TASK DESCRIPTION -
Identify, in the records below, every line where the string "that" appears, and copy each such line.

SOURCE RECORDS -
* START *
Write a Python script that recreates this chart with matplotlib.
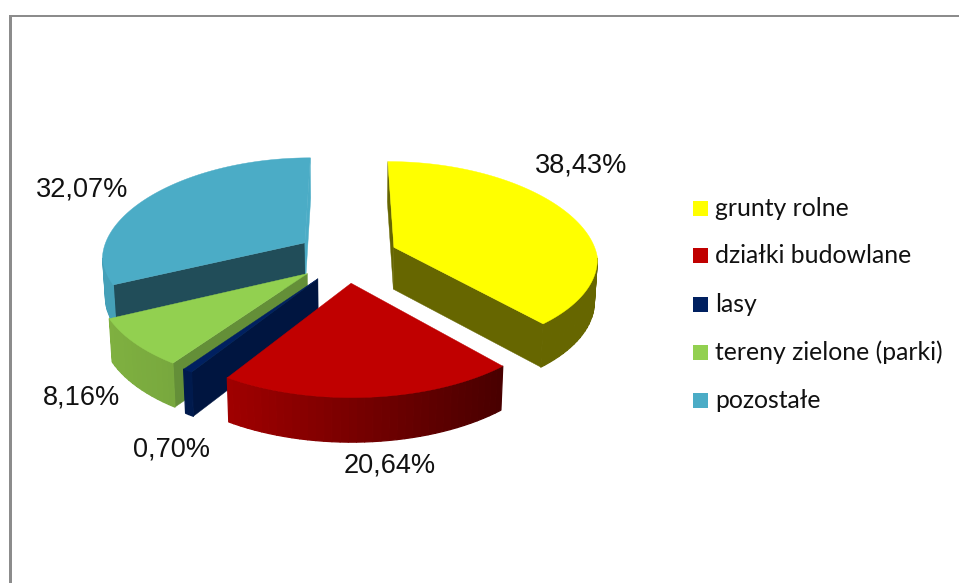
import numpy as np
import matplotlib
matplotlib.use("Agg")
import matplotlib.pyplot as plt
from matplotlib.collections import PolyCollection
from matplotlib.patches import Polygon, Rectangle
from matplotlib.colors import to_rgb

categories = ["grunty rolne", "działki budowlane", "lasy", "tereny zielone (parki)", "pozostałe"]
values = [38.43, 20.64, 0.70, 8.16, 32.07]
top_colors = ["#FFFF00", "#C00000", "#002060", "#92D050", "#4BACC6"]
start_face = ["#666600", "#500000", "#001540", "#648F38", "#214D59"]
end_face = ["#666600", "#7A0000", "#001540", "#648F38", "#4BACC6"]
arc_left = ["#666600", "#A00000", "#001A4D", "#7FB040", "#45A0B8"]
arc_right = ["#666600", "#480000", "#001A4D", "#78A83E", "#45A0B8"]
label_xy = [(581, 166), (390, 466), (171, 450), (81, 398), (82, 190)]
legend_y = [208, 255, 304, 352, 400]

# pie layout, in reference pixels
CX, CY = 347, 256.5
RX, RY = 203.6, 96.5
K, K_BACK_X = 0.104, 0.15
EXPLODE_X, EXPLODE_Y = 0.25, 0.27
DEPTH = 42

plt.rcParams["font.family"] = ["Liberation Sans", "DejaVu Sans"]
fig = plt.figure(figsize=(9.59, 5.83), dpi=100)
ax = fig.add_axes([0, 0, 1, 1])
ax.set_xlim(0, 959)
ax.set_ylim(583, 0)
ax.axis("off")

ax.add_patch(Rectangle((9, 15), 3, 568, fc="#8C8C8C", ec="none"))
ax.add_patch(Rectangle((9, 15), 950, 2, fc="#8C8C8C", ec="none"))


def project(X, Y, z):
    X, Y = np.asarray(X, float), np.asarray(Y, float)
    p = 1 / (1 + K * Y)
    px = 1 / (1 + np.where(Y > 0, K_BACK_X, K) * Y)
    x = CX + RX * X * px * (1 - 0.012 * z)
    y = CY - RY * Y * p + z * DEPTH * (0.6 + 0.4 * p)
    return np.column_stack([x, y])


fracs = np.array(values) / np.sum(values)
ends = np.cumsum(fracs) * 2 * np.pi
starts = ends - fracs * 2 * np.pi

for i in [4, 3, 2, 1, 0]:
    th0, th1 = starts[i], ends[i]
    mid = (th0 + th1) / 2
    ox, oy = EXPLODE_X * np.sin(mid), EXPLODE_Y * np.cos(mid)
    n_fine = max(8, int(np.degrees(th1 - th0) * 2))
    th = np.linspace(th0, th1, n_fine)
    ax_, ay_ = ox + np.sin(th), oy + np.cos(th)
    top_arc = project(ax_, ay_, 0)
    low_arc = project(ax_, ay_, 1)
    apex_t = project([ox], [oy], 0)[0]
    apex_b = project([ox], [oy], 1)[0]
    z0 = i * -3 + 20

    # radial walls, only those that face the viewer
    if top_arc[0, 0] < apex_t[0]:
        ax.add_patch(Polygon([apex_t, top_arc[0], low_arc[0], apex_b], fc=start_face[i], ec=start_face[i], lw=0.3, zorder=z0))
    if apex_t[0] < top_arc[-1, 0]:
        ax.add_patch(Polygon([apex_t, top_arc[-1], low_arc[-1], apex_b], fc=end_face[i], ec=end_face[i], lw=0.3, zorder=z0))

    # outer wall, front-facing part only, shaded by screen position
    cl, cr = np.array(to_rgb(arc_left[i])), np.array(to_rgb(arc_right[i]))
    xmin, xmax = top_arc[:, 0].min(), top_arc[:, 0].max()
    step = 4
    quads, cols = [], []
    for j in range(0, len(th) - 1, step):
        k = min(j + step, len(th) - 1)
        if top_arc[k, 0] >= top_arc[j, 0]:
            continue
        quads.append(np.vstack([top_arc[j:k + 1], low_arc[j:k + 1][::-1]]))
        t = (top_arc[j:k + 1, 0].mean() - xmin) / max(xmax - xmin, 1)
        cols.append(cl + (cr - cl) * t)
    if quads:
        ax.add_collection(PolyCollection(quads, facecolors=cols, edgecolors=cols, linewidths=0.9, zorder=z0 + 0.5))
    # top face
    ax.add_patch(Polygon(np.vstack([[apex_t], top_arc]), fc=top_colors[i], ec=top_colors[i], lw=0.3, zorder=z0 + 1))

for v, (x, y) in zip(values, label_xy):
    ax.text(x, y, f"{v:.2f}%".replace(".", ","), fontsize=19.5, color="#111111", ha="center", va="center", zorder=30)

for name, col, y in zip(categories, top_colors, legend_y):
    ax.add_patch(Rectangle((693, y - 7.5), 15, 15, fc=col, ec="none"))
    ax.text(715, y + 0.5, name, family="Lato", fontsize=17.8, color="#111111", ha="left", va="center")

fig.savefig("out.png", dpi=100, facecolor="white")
* END *
* START *
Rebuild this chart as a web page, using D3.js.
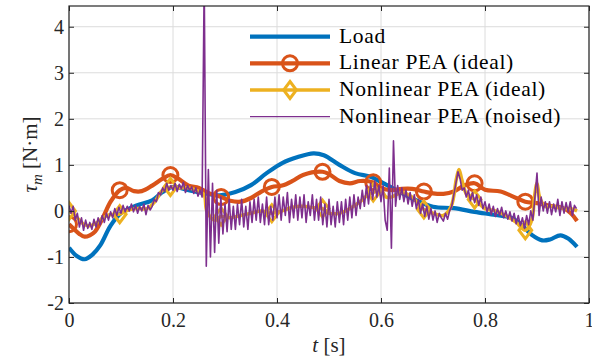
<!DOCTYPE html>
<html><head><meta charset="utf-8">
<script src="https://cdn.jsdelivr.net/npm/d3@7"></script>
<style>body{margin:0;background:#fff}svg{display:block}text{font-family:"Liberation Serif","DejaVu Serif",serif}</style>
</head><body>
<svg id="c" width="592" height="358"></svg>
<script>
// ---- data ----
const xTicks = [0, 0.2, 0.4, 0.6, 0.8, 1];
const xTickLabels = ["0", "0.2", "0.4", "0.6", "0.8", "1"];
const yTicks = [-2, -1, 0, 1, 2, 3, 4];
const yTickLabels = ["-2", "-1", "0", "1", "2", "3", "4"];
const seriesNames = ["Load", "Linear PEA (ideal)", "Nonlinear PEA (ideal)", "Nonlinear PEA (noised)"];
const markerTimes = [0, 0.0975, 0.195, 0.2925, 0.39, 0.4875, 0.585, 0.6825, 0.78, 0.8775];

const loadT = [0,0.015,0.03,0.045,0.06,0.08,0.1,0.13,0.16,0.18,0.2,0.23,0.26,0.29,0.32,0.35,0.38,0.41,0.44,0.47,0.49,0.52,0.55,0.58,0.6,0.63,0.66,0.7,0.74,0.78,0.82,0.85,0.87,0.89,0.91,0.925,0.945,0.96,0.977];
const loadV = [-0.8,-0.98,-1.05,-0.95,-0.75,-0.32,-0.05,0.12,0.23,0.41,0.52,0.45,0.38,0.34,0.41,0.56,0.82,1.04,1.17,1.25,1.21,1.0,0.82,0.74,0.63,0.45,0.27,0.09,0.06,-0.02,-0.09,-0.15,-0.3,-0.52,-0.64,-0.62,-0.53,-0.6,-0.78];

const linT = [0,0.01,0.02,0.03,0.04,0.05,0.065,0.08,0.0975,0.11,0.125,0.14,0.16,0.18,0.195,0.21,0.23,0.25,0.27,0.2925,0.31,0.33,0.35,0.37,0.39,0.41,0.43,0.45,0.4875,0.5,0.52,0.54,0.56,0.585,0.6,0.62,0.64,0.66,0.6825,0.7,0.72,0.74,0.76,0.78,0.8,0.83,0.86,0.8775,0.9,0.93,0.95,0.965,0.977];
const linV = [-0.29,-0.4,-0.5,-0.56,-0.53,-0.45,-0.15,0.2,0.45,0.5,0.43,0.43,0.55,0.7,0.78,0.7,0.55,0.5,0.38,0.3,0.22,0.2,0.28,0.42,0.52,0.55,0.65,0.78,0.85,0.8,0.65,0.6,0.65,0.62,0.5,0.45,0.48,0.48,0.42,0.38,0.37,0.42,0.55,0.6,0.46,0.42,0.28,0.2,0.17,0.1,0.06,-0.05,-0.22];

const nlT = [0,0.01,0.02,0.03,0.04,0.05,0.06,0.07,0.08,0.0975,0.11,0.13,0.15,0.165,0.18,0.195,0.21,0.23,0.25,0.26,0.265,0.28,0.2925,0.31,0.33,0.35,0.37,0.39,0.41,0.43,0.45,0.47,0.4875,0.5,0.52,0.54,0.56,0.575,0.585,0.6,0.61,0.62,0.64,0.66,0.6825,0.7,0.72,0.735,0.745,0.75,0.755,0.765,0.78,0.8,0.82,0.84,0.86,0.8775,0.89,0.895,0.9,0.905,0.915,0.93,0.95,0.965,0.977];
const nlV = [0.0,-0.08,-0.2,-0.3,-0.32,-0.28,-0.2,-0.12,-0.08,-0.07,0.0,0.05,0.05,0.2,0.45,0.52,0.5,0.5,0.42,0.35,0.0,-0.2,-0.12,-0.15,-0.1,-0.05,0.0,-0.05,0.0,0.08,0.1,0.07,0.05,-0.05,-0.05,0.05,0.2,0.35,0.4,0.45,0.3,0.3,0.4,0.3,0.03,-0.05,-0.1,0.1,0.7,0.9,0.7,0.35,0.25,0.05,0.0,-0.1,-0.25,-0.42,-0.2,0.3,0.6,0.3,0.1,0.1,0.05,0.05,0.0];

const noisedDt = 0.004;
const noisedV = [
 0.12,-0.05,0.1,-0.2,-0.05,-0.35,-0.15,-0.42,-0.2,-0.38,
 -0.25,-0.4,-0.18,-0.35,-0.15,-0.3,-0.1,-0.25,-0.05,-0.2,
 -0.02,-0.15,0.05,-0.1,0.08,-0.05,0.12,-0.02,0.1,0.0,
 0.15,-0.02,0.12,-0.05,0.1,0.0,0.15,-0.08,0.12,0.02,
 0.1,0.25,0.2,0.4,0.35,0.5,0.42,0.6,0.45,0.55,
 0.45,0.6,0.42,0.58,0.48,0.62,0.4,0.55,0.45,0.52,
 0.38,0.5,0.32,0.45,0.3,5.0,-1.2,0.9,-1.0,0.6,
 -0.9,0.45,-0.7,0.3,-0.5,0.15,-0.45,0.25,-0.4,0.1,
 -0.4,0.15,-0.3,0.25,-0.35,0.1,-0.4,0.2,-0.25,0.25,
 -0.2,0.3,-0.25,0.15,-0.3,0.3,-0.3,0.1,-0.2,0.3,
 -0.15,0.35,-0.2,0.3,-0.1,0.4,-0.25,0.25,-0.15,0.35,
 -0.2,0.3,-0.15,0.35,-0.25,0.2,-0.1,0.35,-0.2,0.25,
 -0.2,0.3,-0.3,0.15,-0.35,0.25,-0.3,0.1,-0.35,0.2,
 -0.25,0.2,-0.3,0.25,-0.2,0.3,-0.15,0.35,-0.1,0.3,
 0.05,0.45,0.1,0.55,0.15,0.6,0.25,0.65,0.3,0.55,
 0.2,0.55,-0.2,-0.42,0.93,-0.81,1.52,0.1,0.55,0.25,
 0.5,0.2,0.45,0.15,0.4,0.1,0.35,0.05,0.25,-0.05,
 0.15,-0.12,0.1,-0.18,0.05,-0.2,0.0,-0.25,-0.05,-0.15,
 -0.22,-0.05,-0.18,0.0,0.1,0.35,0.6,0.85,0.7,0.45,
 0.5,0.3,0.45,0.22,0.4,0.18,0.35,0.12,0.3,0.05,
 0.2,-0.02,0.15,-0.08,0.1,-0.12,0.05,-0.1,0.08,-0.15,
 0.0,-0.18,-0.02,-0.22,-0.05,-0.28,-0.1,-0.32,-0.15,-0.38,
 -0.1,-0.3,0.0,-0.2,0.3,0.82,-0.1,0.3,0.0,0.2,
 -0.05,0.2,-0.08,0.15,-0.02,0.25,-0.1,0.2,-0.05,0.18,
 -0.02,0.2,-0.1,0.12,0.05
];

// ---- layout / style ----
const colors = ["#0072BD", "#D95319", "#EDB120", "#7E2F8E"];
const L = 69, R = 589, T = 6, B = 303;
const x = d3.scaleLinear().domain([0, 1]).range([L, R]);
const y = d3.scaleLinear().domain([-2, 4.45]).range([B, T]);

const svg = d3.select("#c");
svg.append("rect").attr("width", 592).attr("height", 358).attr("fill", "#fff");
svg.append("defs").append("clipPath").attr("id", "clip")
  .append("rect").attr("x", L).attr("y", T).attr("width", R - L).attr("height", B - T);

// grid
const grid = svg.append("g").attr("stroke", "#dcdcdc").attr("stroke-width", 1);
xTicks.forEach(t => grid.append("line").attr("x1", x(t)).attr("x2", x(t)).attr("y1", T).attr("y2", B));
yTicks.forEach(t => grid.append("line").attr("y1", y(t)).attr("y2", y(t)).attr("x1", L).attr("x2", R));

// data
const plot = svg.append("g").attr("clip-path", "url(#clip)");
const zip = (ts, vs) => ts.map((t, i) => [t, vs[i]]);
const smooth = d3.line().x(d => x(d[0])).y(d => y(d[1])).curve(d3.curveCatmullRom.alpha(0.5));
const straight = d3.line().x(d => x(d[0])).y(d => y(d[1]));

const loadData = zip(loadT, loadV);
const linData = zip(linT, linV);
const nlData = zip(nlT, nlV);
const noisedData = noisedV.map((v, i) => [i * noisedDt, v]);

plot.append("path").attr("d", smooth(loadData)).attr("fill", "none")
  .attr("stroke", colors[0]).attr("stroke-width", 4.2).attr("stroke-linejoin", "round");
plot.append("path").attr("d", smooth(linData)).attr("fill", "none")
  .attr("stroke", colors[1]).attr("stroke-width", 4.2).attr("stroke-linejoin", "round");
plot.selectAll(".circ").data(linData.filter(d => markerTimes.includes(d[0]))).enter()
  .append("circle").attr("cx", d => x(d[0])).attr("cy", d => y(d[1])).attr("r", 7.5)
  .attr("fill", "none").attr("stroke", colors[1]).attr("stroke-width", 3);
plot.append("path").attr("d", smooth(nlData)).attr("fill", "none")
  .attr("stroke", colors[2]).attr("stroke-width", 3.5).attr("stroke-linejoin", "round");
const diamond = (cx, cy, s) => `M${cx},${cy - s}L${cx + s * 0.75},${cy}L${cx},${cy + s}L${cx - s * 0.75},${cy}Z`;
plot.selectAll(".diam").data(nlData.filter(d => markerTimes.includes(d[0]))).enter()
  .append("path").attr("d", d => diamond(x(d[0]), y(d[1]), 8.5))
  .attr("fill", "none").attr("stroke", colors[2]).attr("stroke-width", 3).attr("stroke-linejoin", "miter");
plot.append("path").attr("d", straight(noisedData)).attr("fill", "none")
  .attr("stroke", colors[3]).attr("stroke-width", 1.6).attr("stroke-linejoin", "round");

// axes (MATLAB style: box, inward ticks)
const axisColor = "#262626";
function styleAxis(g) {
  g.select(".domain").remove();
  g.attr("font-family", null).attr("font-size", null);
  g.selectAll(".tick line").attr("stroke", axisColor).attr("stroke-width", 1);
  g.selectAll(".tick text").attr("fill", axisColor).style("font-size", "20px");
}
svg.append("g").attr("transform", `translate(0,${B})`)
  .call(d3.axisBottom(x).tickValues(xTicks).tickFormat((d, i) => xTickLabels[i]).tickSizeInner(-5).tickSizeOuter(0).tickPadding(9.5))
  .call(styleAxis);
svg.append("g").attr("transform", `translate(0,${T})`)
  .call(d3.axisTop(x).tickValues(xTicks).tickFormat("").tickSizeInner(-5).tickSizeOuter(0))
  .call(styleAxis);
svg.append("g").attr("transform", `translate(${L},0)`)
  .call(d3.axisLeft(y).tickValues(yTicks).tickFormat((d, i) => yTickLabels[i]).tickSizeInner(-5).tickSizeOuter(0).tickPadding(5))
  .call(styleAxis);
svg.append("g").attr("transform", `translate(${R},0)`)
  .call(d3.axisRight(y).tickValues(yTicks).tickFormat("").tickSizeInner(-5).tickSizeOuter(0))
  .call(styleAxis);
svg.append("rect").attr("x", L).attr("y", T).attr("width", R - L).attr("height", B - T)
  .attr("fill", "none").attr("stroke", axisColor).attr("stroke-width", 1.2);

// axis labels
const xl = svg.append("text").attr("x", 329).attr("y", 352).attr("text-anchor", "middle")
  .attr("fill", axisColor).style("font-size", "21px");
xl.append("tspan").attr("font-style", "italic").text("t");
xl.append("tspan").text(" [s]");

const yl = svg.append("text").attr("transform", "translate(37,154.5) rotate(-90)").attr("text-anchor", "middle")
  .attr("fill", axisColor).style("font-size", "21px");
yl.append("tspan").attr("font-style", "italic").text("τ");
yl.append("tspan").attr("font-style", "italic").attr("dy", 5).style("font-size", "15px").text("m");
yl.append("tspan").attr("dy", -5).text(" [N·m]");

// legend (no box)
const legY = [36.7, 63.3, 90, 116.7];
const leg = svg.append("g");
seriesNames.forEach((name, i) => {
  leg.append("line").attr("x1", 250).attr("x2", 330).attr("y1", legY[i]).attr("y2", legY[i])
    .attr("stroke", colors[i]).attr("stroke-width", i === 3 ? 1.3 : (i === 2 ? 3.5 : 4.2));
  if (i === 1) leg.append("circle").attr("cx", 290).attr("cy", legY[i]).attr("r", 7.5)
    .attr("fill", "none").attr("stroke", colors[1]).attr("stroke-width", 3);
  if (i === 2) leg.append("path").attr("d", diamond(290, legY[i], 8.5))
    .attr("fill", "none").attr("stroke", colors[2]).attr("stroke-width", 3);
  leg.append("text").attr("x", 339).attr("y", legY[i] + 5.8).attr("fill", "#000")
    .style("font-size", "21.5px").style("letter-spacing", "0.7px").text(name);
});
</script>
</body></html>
* END *
FULL ANSWER -
Write a Python script that recreates this chart with matplotlib.
    # radial walls, only those that face the viewer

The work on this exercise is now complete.